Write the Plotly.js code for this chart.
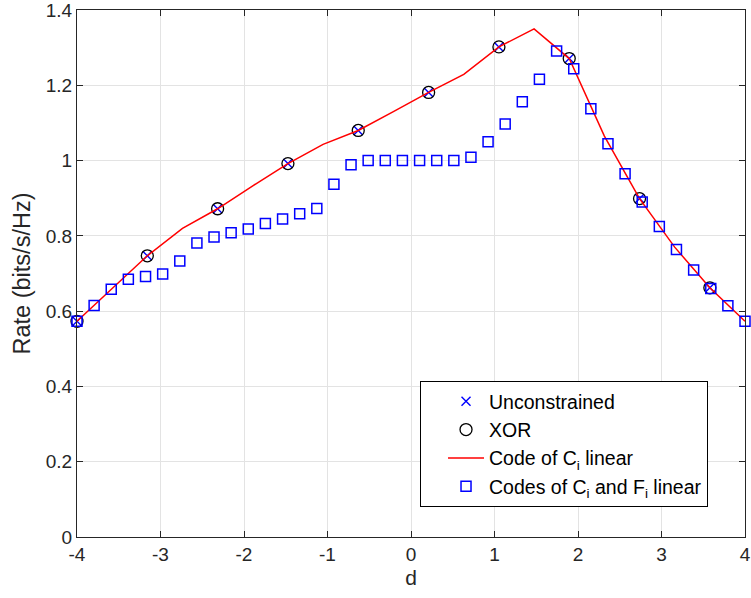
<!DOCTYPE html>
<html>
<head>
<meta charset="utf-8">
<script src="https://cdn.plot.ly/plotly-3.0.1.min.js"></script>
<style>
  html, body { margin: 0; padding: 0; background: #ffffff; }
  #chart { width: 751px; height: 598px; }
</style>
</head>
<body>
<div id="chart"></div>
<script>
// Rate versus d for the different coding schemes
const unconstrainedD = [-4, -3.158, -2.316, -1.474, -0.632, 0.211, 1.053, 1.895, 2.737, 3.579];
const unconstrainedRate = [0.573, 0.747, 0.872, 0.992, 1.080, 1.181, 1.302, 1.271, 0.899, 0.662];

const xorD = [-4, -3.158, -2.316, -1.474, -0.632, 0.211, 1.053, 1.895, 2.737, 3.579];
const xorRate = [0.573, 0.747, 0.872, 0.992, 1.080, 1.181, 1.302, 1.271, 0.899, 0.662];

const ciLinearD = [-4, -3.579, -3.158, -2.737, -2.316, -1.895, -1.474, -1.053, -0.632, -0.211,
                   0.211, 0.632, 1.053, 1.474, 1.895, 2.316, 2.737, 3.158, 3.579, 4];
const ciLinearRate = [0.573, 0.660, 0.747, 0.820, 0.872, 0.933, 0.992, 1.043, 1.080, 1.130,
                      1.181, 1.229, 1.302, 1.350, 1.271, 1.065, 0.899, 0.770, 0.662, 0.573];

const ciFiLinearD = [-4, -3.795, -3.590, -3.385, -3.179, -2.974, -2.769, -2.564, -2.359, -2.154,
                     -1.949, -1.744, -1.538, -1.333, -1.128, -0.923, -0.718, -0.513, -0.308, -0.103,
                     0.103, 0.308, 0.513, 0.718, 0.923, 1.128, 1.333, 1.538, 1.744, 1.949,
                     2.154, 2.359, 2.564, 2.769, 2.974, 3.179, 3.385, 3.590, 3.795, 4];
const ciFiLinearRate = [0.573, 0.615, 0.658, 0.685, 0.692, 0.699, 0.733, 0.781, 0.797, 0.808,
                        0.818, 0.833, 0.845, 0.859, 0.873, 0.937, 0.989, 1.000, 1.000, 1.000,
                        1.000, 1.000, 1.000, 1.009, 1.050, 1.097, 1.156, 1.216, 1.291, 1.244,
                        1.138, 1.045, 0.965, 0.890, 0.825, 0.764, 0.709, 0.660, 0.614, 0.573];

const xTickVals = [-4, -3, -2, -1, 0, 1, 2, 3, 4];
const xTickText = ['-4', '-3', '-2', '-1', '0', '1', '2', '3', '4'];
const yTickVals = [0, 0.2, 0.4, 0.6, 0.8, 1, 1.2, 1.4];
const yTickText = ['0', '0.2', '0.4', '0.6', '0.8', '1', '1.2', '1.4'];

const ink = '#262626';
const fontFamily = '"Liberation Sans", Arial, Helvetica, sans-serif';

const traces = [
  {
    x: unconstrainedD, y: unconstrainedRate, name: 'Unconstrained',
    type: 'scatter', mode: 'markers', cliponaxis: false,
    marker: { symbol: 'x-thin-open', size: 9, color: '#0000ff', line: { width: 1.4, color: '#0000ff' } }
  },
  {
    x: xorD, y: xorRate, name: 'XOR',
    type: 'scatter', mode: 'markers', cliponaxis: false,
    marker: { symbol: 'circle-open', size: 12, color: '#000000', line: { width: 1.3, color: '#000000' } }
  },
  {
    x: ciLinearD, y: ciLinearRate, name: 'Code of C<sub>i</sub> linear',
    type: 'scatter', mode: 'lines', cliponaxis: false,
    line: { color: '#ff0000', width: 1.5 }
  },
  {
    x: ciFiLinearD, y: ciFiLinearRate, name: 'Codes of C<sub>i</sub> and F<sub>i</sub> linear',
    type: 'scatter', mode: 'markers', cliponaxis: false,
    marker: { symbol: 'square-open', size: 10, color: '#0000ff', line: { width: 1.5, color: '#0000ff' } }
  }
];

const axisCommon = {
  showline: true, linecolor: ink, linewidth: 1, mirror: 'ticks',
  ticks: 'inside', ticklen: 6, tickwidth: 1, tickcolor: ink,
  showgrid: true, gridcolor: '#e3e3e3', gridwidth: 1,
  zeroline: false, tickmode: 'array', ticklabeloverflow: 'allow',
  tickfont: { family: fontFamily, size: 19, color: ink }
};

const layout = {
  width: 751, height: 598,
  margin: { l: 76.5, r: 5.5, t: 10, b: 61 },
  paper_bgcolor: '#ffffff', plot_bgcolor: '#ffffff',
  font: { family: fontFamily, color: ink },
  showlegend: true,
  xaxis: Object.assign({}, axisCommon, {
    range: [-4, 4], tickvals: xTickVals, ticktext: xTickText,
    title: { text: 'd', font: { family: fontFamily, size: 21, color: ink }, standoff: 6 }
  }),
  yaxis: Object.assign({}, axisCommon, {
    range: [0, 1.40001], tickvals: yTickVals, ticktext: yTickText,
    title: { text: 'Rate (bits/s/Hz)', font: { family: fontFamily, size: 23.5, color: ink }, standoff: 8 }
  }),
  legend: {
    x: 0.5135, y: 0.296, xanchor: 'left', yanchor: 'top',
    bgcolor: '#ffffff', bordercolor: '#000000', borderwidth: 1,
    font: { family: fontFamily, size: 19.5, color: '#000000' },
    indentation: 22, itemwidth: 36, tracegroupgap: 0
  }
};

Plotly.newPlot('chart', traces, layout, { displayModeBar: false, staticPlot: true });
</script>
</body>
</html>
■ ■ ■ ■
[What to do]
Copy each line above precisely, dropping the pictures.

[Output below]
Write the Plotly.js code for this chart.
<!DOCTYPE html>
<html>
<head>
<meta charset="utf-8">
<script src="https://cdn.plot.ly/plotly-3.0.1.min.js"></script>
<style>
  html, body { margin: 0; padding: 0; background: #ffffff; }
  #chart { width: 751px; height: 598px; }
</style>
</head>
<body>
<div id="chart"></div>
<script>
// Rate versus d for the different coding schemes
const unconstrainedD = [-4, -3.158, -2.316, -1.474, -0.632, 0.211, 1.053, 1.895, 2.737, 3.579];
const unconstrainedRate = [0.573, 0.747, 0.872, 0.992, 1.080, 1.181, 1.302, 1.271, 0.899, 0.662];

const xorD = [-4, -3.158, -2.316, -1.474, -0.632, 0.211, 1.053, 1.895, 2.737, 3.579];
const xorRate = [0.573, 0.747, 0.872, 0.992, 1.080, 1.181, 1.302, 1.271, 0.899, 0.662];

const ciLinearD = [-4, -3.579, -3.158, -2.737, -2.316, -1.895, -1.474, -1.053, -0.632, -0.211,
                   0.211, 0.632, 1.053, 1.474, 1.895, 2.316, 2.737, 3.158, 3.579, 4];
const ciLinearRate = [0.573, 0.660, 0.747, 0.820, 0.872, 0.933, 0.992, 1.043, 1.080, 1.130,
                      1.181, 1.229, 1.302, 1.350, 1.271, 1.065, 0.899, 0.770, 0.662, 0.573];

const ciFiLinearD = [-4, -3.795, -3.590, -3.385, -3.179, -2.974, -2.769, -2.564, -2.359, -2.154,
                     -1.949, -1.744, -1.538, -1.333, -1.128, -0.923, -0.718, -0.513, -0.308, -0.103,
                     0.103, 0.308, 0.513, 0.718, 0.923, 1.128, 1.333, 1.538, 1.744, 1.949,
                     2.154, 2.359, 2.564, 2.769, 2.974, 3.179, 3.385, 3.590, 3.795, 4];
const ciFiLinearRate = [0.573, 0.615, 0.658, 0.685, 0.692, 0.699, 0.733, 0.781, 0.797, 0.808,
                        0.818, 0.833, 0.845, 0.859, 0.873, 0.937, 0.989, 1.000, 1.000, 1.000,
                        1.000, 1.000, 1.000, 1.009, 1.050, 1.097, 1.156, 1.216, 1.291, 1.244,
                        1.138, 1.045, 0.965, 0.890, 0.825, 0.764, 0.709, 0.660, 0.614, 0.573];

const xTickVals = [-4, -3, -2, -1, 0, 1, 2, 3, 4];
const xTickText = ['-4', '-3', '-2', '-1', '0', '1', '2', '3', '4'];
const yTickVals = [0, 0.2, 0.4, 0.6, 0.8, 1, 1.2, 1.4];
const yTickText = ['0', '0.2', '0.4', '0.6', '0.8', '1', '1.2', '1.4'];

const ink = '#262626';
const fontFamily = '"Liberation Sans", Arial, Helvetica, sans-serif';

const traces = [
  {
    x: unconstrainedD, y: unconstrainedRate, name: 'Unconstrained',
    type: 'scatter', mode: 'markers', cliponaxis: false,
    marker: { symbol: 'x-thin-open', size: 9, color: '#0000ff', line: { width: 1.4, color: '#0000ff' } }
  },
  {
    x: xorD, y: xorRate, name: 'XOR',
    type: 'scatter', mode: 'markers', cliponaxis: false,
    marker: { symbol: 'circle-open', size: 12, color: '#000000', line: { width: 1.3, color: '#000000' } }
  },
  {
    x: ciLinearD, y: ciLinearRate, name: 'Code of C<sub>i</sub> linear',
    type: 'scatter', mode: 'lines', cliponaxis: false,
    line: { color: '#ff0000', width: 1.5 }
  },
  {
    x: ciFiLinearD, y: ciFiLinearRate, name: 'Codes of C<sub>i</sub> and F<sub>i</sub> linear',
    type: 'scatter', mode: 'markers', cliponaxis: false,
    marker: { symbol: 'square-open', size: 10, color: '#0000ff', line: { width: 1.5, color: '#0000ff' } }
  }
];

const axisCommon = {
  showline: true, linecolor: ink, linewidth: 1, mirror: 'ticks',
  ticks: 'inside', ticklen: 6, tickwidth: 1, tickcolor: ink,
  showgrid: true, gridcolor: '#e3e3e3', gridwidth: 1,
  zeroline: false, tickmode: 'array', ticklabeloverflow: 'allow',
  tickfont: { family: fontFamily, size: 19, color: ink }
};

const layout = {
  width: 751, height: 598,
  margin: { l: 76.5, r: 5.5, t: 10, b: 61 },
  paper_bgcolor: '#ffffff', plot_bgcolor: '#ffffff',
  font: { family: fontFamily, color: ink },
  showlegend: true,
  xaxis: Object.assign({}, axisCommon, {
    range: [-4, 4], tickvals: xTickVals, ticktext: xTickText,
    title: { text: 'd', font: { family: fontFamily, size: 21, color: ink }, standoff: 6 }
  }),
  yaxis: Object.assign({}, axisCommon, {
    range: [0, 1.40001], tickvals: yTickVals, ticktext: yTickText,
    title: { text: 'Rate (bits/s/Hz)', font: { family: fontFamily, size: 23.5, color: ink }, standoff: 8 }
  }),
  legend: {
    x: 0.5135, y: 0.296, xanchor: 'left', yanchor: 'top',
    bgcolor: '#ffffff', bordercolor: '#000000', borderwidth: 1,
    font: { family: fontFamily, size: 19.5, color: '#000000' },
    indentation: 22, itemwidth: 36, tracegroupgap: 0
  }
};

Plotly.newPlot('chart', traces, layout, { displayModeBar: false, staticPlot: true });
</script>
</body>
</html>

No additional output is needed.